◆ Dataset section:
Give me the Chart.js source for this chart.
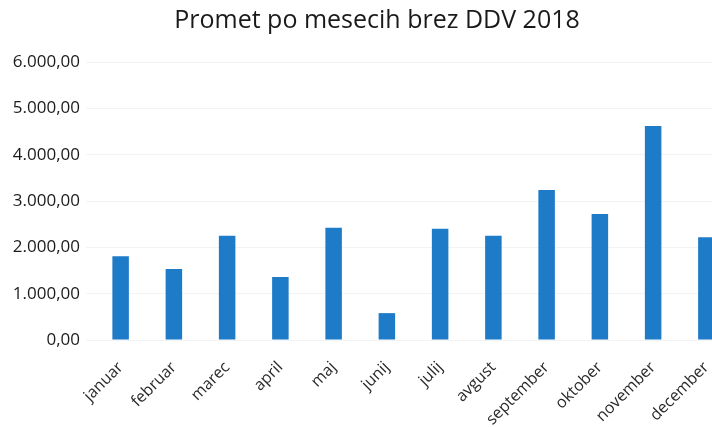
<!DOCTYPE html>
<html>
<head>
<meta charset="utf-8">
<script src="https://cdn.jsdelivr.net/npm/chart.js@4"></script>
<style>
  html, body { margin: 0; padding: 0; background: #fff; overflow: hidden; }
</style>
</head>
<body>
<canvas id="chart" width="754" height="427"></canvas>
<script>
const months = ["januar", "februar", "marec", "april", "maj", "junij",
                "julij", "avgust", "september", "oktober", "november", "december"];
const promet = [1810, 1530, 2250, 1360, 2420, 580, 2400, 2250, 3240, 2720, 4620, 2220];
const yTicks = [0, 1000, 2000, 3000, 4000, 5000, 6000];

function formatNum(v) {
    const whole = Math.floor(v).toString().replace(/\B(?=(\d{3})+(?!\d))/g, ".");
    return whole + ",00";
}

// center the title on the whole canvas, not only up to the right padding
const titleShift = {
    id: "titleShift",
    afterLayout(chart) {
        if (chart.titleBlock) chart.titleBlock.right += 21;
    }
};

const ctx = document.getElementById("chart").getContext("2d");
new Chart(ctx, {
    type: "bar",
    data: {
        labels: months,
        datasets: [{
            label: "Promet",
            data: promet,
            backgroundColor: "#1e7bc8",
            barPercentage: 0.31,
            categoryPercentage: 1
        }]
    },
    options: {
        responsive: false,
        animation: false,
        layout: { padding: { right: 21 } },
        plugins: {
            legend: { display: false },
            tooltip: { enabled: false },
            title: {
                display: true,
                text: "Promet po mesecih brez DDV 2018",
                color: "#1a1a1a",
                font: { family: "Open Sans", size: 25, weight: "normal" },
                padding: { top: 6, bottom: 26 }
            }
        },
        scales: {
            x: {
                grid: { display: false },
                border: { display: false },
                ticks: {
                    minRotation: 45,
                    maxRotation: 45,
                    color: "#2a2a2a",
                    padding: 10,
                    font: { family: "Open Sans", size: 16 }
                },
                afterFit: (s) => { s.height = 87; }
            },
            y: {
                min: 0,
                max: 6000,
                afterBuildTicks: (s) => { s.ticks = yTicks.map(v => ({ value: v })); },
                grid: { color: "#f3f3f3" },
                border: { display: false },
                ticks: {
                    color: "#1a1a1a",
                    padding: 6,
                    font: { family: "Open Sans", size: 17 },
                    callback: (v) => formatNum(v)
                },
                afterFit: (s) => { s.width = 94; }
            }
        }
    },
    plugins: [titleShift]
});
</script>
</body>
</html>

◆ Directions for this task: The data above needs to be retyped exactly, with the images left out.

◆ Output of the task:
Give me the Chart.js source for this chart.
<!DOCTYPE html>
<html>
<head>
<meta charset="utf-8">
<script src="https://cdn.jsdelivr.net/npm/chart.js@4"></script>
<style>
  html, body { margin: 0; padding: 0; background: #fff; overflow: hidden; }
</style>
</head>
<body>
<canvas id="chart" width="754" height="427"></canvas>
<script>
const months = ["januar", "februar", "marec", "april", "maj", "junij",
                "julij", "avgust", "september", "oktober", "november", "december"];
const promet = [1810, 1530, 2250, 1360, 2420, 580, 2400, 2250, 3240, 2720, 4620, 2220];
const yTicks = [0, 1000, 2000, 3000, 4000, 5000, 6000];

function formatNum(v) {
    const whole = Math.floor(v).toString().replace(/\B(?=(\d{3})+(?!\d))/g, ".");
    return whole + ",00";
}

// center the title on the whole canvas, not only up to the right padding
const titleShift = {
    id: "titleShift",
    afterLayout(chart) {
        if (chart.titleBlock) chart.titleBlock.right += 21;
    }
};

const ctx = document.getElementById("chart").getContext("2d");
new Chart(ctx, {
    type: "bar",
    data: {
        labels: months,
        datasets: [{
            label: "Promet",
            data: promet,
            backgroundColor: "#1e7bc8",
            barPercentage: 0.31,
            categoryPercentage: 1
        }]
    },
    options: {
        responsive: false,
        animation: false,
        layout: { padding: { right: 21 } },
        plugins: {
            legend: { display: false },
            tooltip: { enabled: false },
            title: {
                display: true,
                text: "Promet po mesecih brez DDV 2018",
                color: "#1a1a1a",
                font: { family: "Open Sans", size: 25, weight: "normal" },
                padding: { top: 6, bottom: 26 }
            }
        },
        scales: {
            x: {
                grid: { display: false },
                border: { display: false },
                ticks: {
                    minRotation: 45,
                    maxRotation: 45,
                    color: "#2a2a2a",
                    padding: 10,
                    font: { family: "Open Sans", size: 16 }
                },
                afterFit: (s) => { s.height = 87; }
            },
            y: {
                min: 0,
                max: 6000,
                afterBuildTicks: (s) => { s.ticks = yTicks.map(v => ({ value: v })); },
                grid: { color: "#f3f3f3" },
                border: { display: false },
                ticks: {
                    color: "#1a1a1a",
                    padding: 6,
                    font: { family: "Open Sans", size: 17 },
                    callback: (v) => formatNum(v)
                },
                afterFit: (s) => { s.width = 94; }
            }
        }
    },
    plugins: [titleShift]
});
</script>
</body>
</html>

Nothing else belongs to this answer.